To be done: In the entries below, find the line with "Convert this diagram to TikZ code." and the line with "2.5pt off 1.5pt]", then retype both and everything between them exactly. Do not copy the pictures.
··· Provided records ···
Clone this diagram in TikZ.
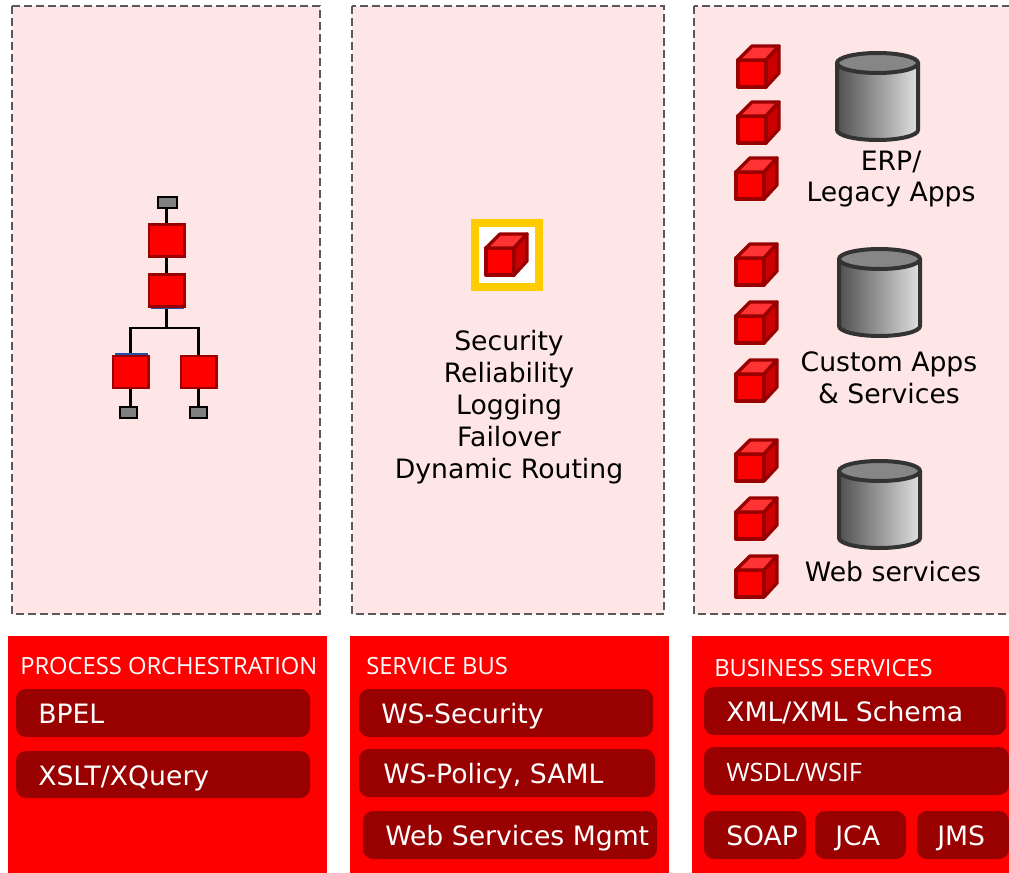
\documentclass[tikz,border=0pt]{standalone}
\usepackage{fontspec}
\setmainfont{DejaVu Sans}
\newfontfamily\narrowfont{Open Sans}
\definecolor{panelpink}{HTML}{FFE6E6}
\definecolor{dashgrey}{HTML}{595959}
\definecolor{pure}{HTML}{FF0000}
\definecolor{deep}{HTML}{990000}
\definecolor{midred}{HTML}{CC0000}
\definecolor{topred}{HTML}{FF3333}
\definecolor{goldy}{HTML}{FFCC00}
\definecolor{cyl}{HTML}{333333}
\definecolor{cylmid}{HTML}{808080}
\definecolor{cyldark}{HTML}{505050}
\definecolor{cyllight}{HTML}{E0E0E0}
\definecolor{blueline}{HTML}{1F4FA8}
\newcommand{\cubeat}[3]{% name, left, top
  \begin{scope}[shift={(#2,#3)}]
    \path[cubeface,fill=pure] (1,15)--(29,15)--(29,42)--(1,42)--cycle;
    \path[cubeface,fill=topred] (1,15)--(15,1)--(42,1)--(29,15)--cycle;
    \path[cubeface,fill=midred] (29,15)--(42,1)--(42,28)--(29,42)--cycle;
  \end{scope}
  \coordinate (#1) at (#2+21,#3+21);
}
\newcommand{\cylat}[3]{% name, left, top
  \begin{scope}[shift={(#2,#3)}]
    \path[left color=cyldark,right color=cyllight] (2,12) -- (2,79) arc[x radius=40.5,y radius=10,start angle=180,end angle=0] -- (83,12) -- cycle;
    \path[fill=cylmid!95] (42.5,12) ellipse[x radius=40.5,y radius=10];
    \draw[cyl,line width=3pt] (2,12) -- (2,79) arc[x radius=40.5,y radius=10,start angle=180,end angle=0] -- (83,12);
    \draw[cyl,line width=3pt] (42.5,12) ellipse[x radius=40.5,y radius=10];
  \end{scope}
  \coordinate (#1) at (#2+42,#3+45);
}
\tikzset{
  cubeface/.style={draw=deep,line width=2.5pt,line join=round},
  panel/.style={draw=dashgrey,fill=panelpink,line width=1.2pt,dash pattern=on 6pt off 3pt},
  redbox/.style={fill=pure},
  pill/.style={fill=deep,rounded corners=7.5pt},
  pilltext/.style={anchor=base west,text=white,inner sep=0pt,font=\fontsize{20}{24}\selectfont},
  headtext/.style={anchor=base west,text=white,inner sep=0pt,font=\fontsize{17.8}{21}\narrowfont},
  narrowtext/.style={anchor=base west,text=white,inner sep=0pt,font=\fontsize{19}{22}\narrowfont},
  body/.style={anchor=base,text=black,inner sep=0pt,font=\fontsize{20}{24}\selectfont},
  gate/.style={draw=black,fill=black!50,line width=1.5pt,inner sep=0pt},
  task/.style={draw=deep,fill=pure,line width=2pt,inner sep=0pt,minimum width=26.5pt,minimum height=24pt},
  link/.style={draw=black,line width=1.6pt},
  accent/.style={draw=blueline,line width=0.9pt},
}
\begin{document}
\begin{tikzpicture}[x=0.75pt,y=-0.75pt]
\useasboundingbox (0,0) rectangle (1009,873);
\fill[white] (0,0) rectangle (1009,873);
% panels
\path[panel] (12,6) rectangle (320,614);
\path[panel] (352,6) rectangle (664,614);
\path[panel] (694,6) rectangle (1012,614);
% flow in left panel
\node[gate,minimum width=14pt,minimum height=8.5pt] (g1) at (167.5,202.5) {};
\node[task] (t1) at (166.5,240.5) {};
\node[task] (t2) at (166.5,290.5) {};
\coordinate (j) at (166.5,328);
\coordinate (jl) at (130.5,328);
\coordinate (jr) at (198.5,328);
\node[task] (t3) at (130.5,372) {};
\node[task] (t4) at (198.5,372) {};
\node[gate,minimum width=13pt,minimum height=8.5pt] (g2) at (128.5,412.5) {};
\node[gate,minimum width=13pt,minimum height=8.5pt] (g3) at (198.5,412.5) {};
\draw[link] (g1.south-|t1.north) -- (t1);
\draw[link] (t1) -- (t2);
\draw[link] (t2) -- (j);
\draw[link,line cap=rect] (jl) -- (jr);
\draw[link] (jl) -- (t3);
\draw[link] (jr) -- (t4);
\draw[link] (t3.south) -- (t3.south|-g2.north);
\draw[link] (t4) -- (g3);
\draw[accent] (151,308.5) -- (184,308.5);
\draw[accent] (115,354) -- (148,354);
% centre panel
\draw[goldy,line width=6pt,fill=white] (475,223) rectangle (539,287);
\cubeat{c0}{485}{233}
\node[body] at (509,350) {Security};
\node[body] at (509,382) {Reliability};
\node[body] at (509,414) {Logging};
\node[body] at (509,446) {Failover};
\node[body] at (509,478) {Dynamic Routing};
% right panel
\cubeat{c1}{737}{45}
\cubeat{c2}{737}{101}
\cubeat{c3}{735}{157}
\cubeat{c4}{735}{243}
\cubeat{c5}{735}{301}
\cubeat{c6}{735}{359}
\cubeat{c7}{735}{439}
\cubeat{c8}{735}{497}
\cubeat{c9}{735}{555}
\cylat{d1}{835}{51}
\cylat{d2}{837}{247}
\cylat{d3}{837}{459}
\node[body] at (891,171) {ERP/};
\node[body] at (891,202) {Legacy Apps};
\node[body] at (889,371) {Custom Apps};
\node[body] at (889,403) {\& Services};
\node[body] at (893,581) {Web services};
% red boxes
\path[redbox] (8,636) rectangle (327,873);
\path[redbox] (350,636) rectangle (669,873);
\path[redbox] (692,636) rectangle (1009,873);
\node[headtext] at (20,674) {PROCESS ORCHESTRATION};
\node[headtext] at (366,674) {SERVICE BUS};
\node[headtext] at (714,676) {BUSINESS SERVICES};
\path[pill] (16,689) rectangle (310,737);
\path[pill] (16,751) rectangle (310,798);
\path[pill] (359,689) rectangle (653,737);
\path[pill] (359,749) rectangle (655,797);
\path[pill] (363,811) rectangle (657,859);
\path[pill] (704,687) rectangle (1006,735);
\path[pill] (704,747) rectangle (1009,795);
\path[pill] (704,811) rectangle (806,859);
\path[pill] (815,811) rectangle (906,859);
\path[pill] (917,811) rectangle (1009,859);
\node[pilltext] at (38,723) {BPEL};
\node[pilltext] at (38,785) {XSLT/XQuery};
\node[pilltext] at (381,723) {WS-Security};
\node[pilltext] at (383,783) {WS-Policy, SAML};
\node[pilltext] at (385,845) {Web Services Mgmt};
\node[pilltext] at (726,721) {XML/XML Schema};
\node[narrowtext] at (726,781) {WSDL/WSIF};
\node[pilltext] at (726,845) {SOAP};
\node[pilltext] at (835,845) {JCA};
\node[pilltext] at (937,845) {JMS};
\end{tikzpicture}
\end{document}
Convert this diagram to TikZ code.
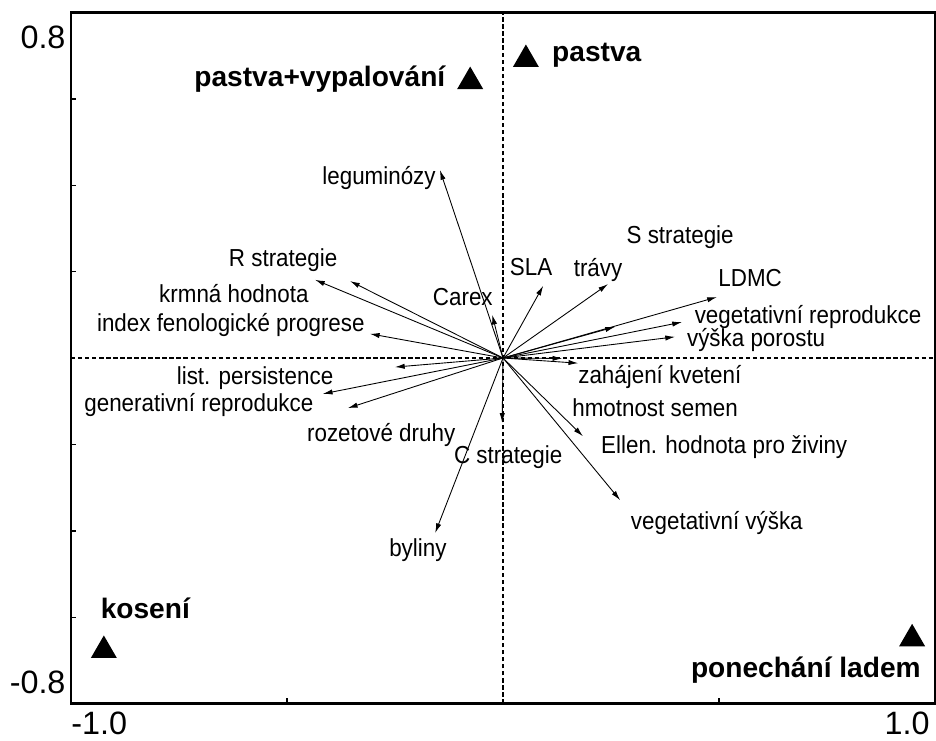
\documentclass[tikz,border=0pt]{standalone}
\usepackage{fontspec}
\setmainfont{Liberation Sans}
\newfontfamily\narrowfont[FakeStretch=0.91]{Liberation Sans}
\usepackage{tikz}
\usetikzlibrary{arrows.meta}
\usetikzlibrary{shapes.geometric}
\tikzstyle{every node}=[inner sep=0pt]
\tikzstyle{var}=[font=\narrowfont\fontsize{14}{16}\selectfont]
\tikzstyle{site}=[font=\bfseries\fontsize{16}{18}\selectfont]
\tikzstyle{sitemark}=[regular polygon, regular polygon sides=3, fill=black, minimum size=0.6cm]
\tikzstyle{ticklabel}=[font=\fontsize{18.4}{21}\selectfont]
\tikzstyle{vec}=[line width=0.5pt]
\tikzstyle{axisdash}=[line width=0.9pt, dash pattern=on 2.5pt off 1.5pt]

\begin{document}
\begin{tikzpicture}[x=8.64cm, y=8.64cm, >={Latex[length=5.5pt,width=3pt]}]
        \useasboundingbox (-1.1644,-0.8843) rectangle (1.0023,0.8287);
        \draw [axisdash] (0,-0.8) -- (0,0.8);
        \draw [axisdash] (-1,0) -- (1,0);
        \draw [line width=1.3pt] (-1,-0.8) rectangle (1,0.8);
        \draw [line width=0.8pt] (-1,0.6) -- (-0.988,0.6) (-1,0.4) -- (-0.988,0.4)
            (-1,0.2) -- (-0.988,0.2) (-1,-0.2) -- (-0.988,-0.2)
            (-1,-0.4) -- (-0.988,-0.4) (-1,-0.6) -- (-0.988,-0.6)
            (-0.5,-0.8) -- (-0.5,-0.788) (0.5,-0.8) -- (0.5,-0.788);
        \node [ticklabel, anchor=east] (ytop) at (-1.012,0.743) {0.8};
        \node [ticklabel, anchor=east] (ybot) at (-1.012,-0.75) {-0.8};
        \node [ticklabel, anchor=west] (xleft) at (-1.0,-0.846) {-1.0};
        \node [ticklabel, anchor=east] (xright) at (0.988,-0.846) {1.0};

        \coordinate (O) at (0, 0);
        \coordinate (leg) at (-0.146, 0.435);
        \coordinate (rstr) at (-0.354, 0.178);
        \coordinate (krm) at (-0.435, 0.181);
        \coordinate (ifp) at (-0.308, 0.056);
        \coordinate (car) at (-0.025, 0.100);
        \coordinate (sla) at (0.093, 0.167);
        \coordinate (trav) at (0.243, 0.171);
        \coordinate (sstr) at (0.259, 0.072);
        \coordinate (ldmc) at (0.495, 0.141);
        \coordinate (vrep) at (0.414, 0.083);
        \coordinate (vpor) at (0.398, 0.049);
        \coordinate (zak) at (0.137, -0.001);
        \coordinate (hms) at (0.174, -0.012);
        \coordinate (ell) at (0.185, -0.181);
        \coordinate (vvys) at (0.271, -0.329);
        \coordinate (cstr) at (-0.002, -0.150);
        \coordinate (byl) at (-0.157, -0.405);
        \coordinate (roz) at (-0.359, -0.116);
        \coordinate (gen) at (-0.417, -0.083);
        \coordinate (lst) at (-0.250, -0.021);

        \draw [vec, ->] (O) -- (leg);
        \draw [vec, ->] (O) -- (rstr);
        \draw [vec, ->] (O) -- (krm);
        \draw [vec, ->] (O) -- (ifp);
        \draw [vec, ->] (O) -- (car);
        \draw [vec, ->] (O) -- (sla);
        \draw [vec, ->] (O) -- (trav);
        \draw [vec, ->] (O) -- (sstr);
        \draw [vec, ->] (O) -- (ldmc);
        \draw [vec, ->] (O) -- (vrep);
        \draw [vec, ->] (O) -- (vpor);
        \draw [vec, ->] (O) -- (zak);
        \draw [vec, ->] (O) -- (hms);
        \draw [vec, ->] (O) -- (ell);
        \draw [vec, ->] (O) -- (vvys);
        \draw [vec, ->] (O) -- (cstr);
        \draw [vec, ->] (O) -- (byl);
        \draw [vec, ->] (O) -- (roz);
        \draw [vec, ->] (O) -- (gen);
        \draw [vec, ->] (O) -- (lst);

        \node [var] (legl) at (-0.287, 0.417) {leguminózy};
        \node [var] (rstrl) at (-0.509, 0.227) {R strategie};
        \node [var] (krml) at (-0.623, 0.150) {krmná hodnota};
        \node [var] (ifpl) at (-0.630, 0.076) {index fenologické progrese};
        \node [var] (carl) at (-0.093, 0.141) {Carex};
        \node [var] (slal) at (0.065, 0.211) {SLA};
        \node [var] (travl) at (0.220, 0.204) {trávy};
        \node [var] (sstrl) at (0.410, 0.280) {S strategie};
        \node [var] (ldmcl) at (0.572, 0.185) {LDMC};
        \node [var] (vrepl) at (0.706, 0.095) {vegetativní reprodukce};
        \node [var] (vporl) at (0.586, 0.042) {výška porostu};
        \node [var] (zakl) at (0.363, -0.044) {zahájení kvetení};
        \node [var] (hmsl) at (0.352, -0.116) {hmotnost semen};
        \node [var] (elll) at (0.512, -0.206) {Ellen. hodnota pro živiny};
        \node [var] (vvysl) at (0.495, -0.382) {vegetativní výška};
        \node [var] (cstrl) at (0.012, -0.229) {C strategie};
        \node [var] (rozl) at (-0.282, -0.178) {rozetové druhy};
        \node [var] (byll) at (-0.197, -0.444) {byliny};
        \node [var] (lstl) at (-0.574, -0.046) {list. persistence};
        \node [var] (genl) at (-0.704, -0.109) {generativní reprodukce};

        \node [sitemark] (pvm) at (-0.076, 0.640) {};
        \node [site] (pvl) at (-0.424, 0.646) {pastva+vypalování};
        \node [sitemark] (pam) at (0.053, 0.691) {};
        \node [site] (pal) at (0.217, 0.701) {pastva};
        \node [sitemark] (kom) at (-0.924, -0.677) {};
        \node [site] (kol) at (-0.828, -0.579) {kosení};
        \node [sitemark] (plm) at (0.947, -0.650) {};
        \node [site] (pll) at (0.701, -0.722) {ponechání ladem};
    \end{tikzpicture}
\end{document}
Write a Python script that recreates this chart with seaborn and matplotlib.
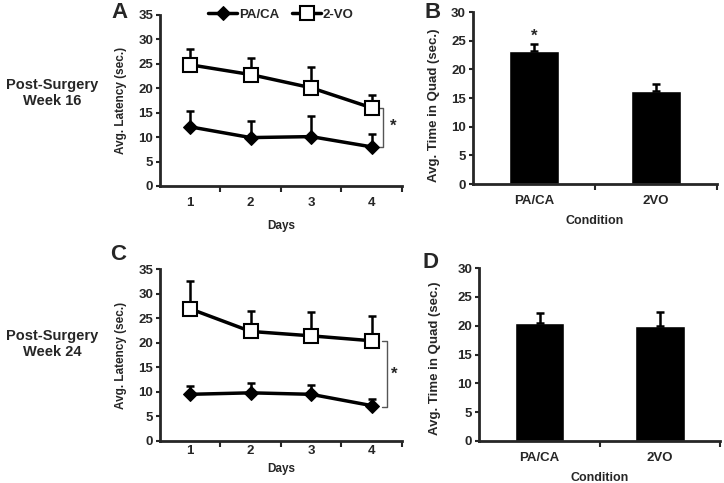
···
Result:
Convert this diagram to TikZ code.
\documentclass[tikz,border=0pt]{standalone}
\usepackage{fontspec}
\setmainfont{Liberation Sans}
\newfontfamily\narrowfont[FakeStretch=0.91]{Liberation Sans}
\usepackage{tikz}
\usetikzlibrary{arrows.meta}
\usetikzlibrary{shapes.geometric}
\tikzstyle{every node}=[inner sep=0pt]
\tikzstyle{var}=[font=\narrowfont\fontsize{14}{16}\selectfont]
\tikzstyle{site}=[font=\bfseries\fontsize{16}{18}\selectfont]
\tikzstyle{sitemark}=[regular polygon, regular polygon sides=3, fill=black, minimum size=0.6cm]
\tikzstyle{ticklabel}=[font=\fontsize{18.4}{21}\selectfont]
\tikzstyle{vec}=[line width=0.5pt]
\tikzstyle{axisdash}=[line width=0.9pt, dash pattern=on 2.5pt off 1.5pt]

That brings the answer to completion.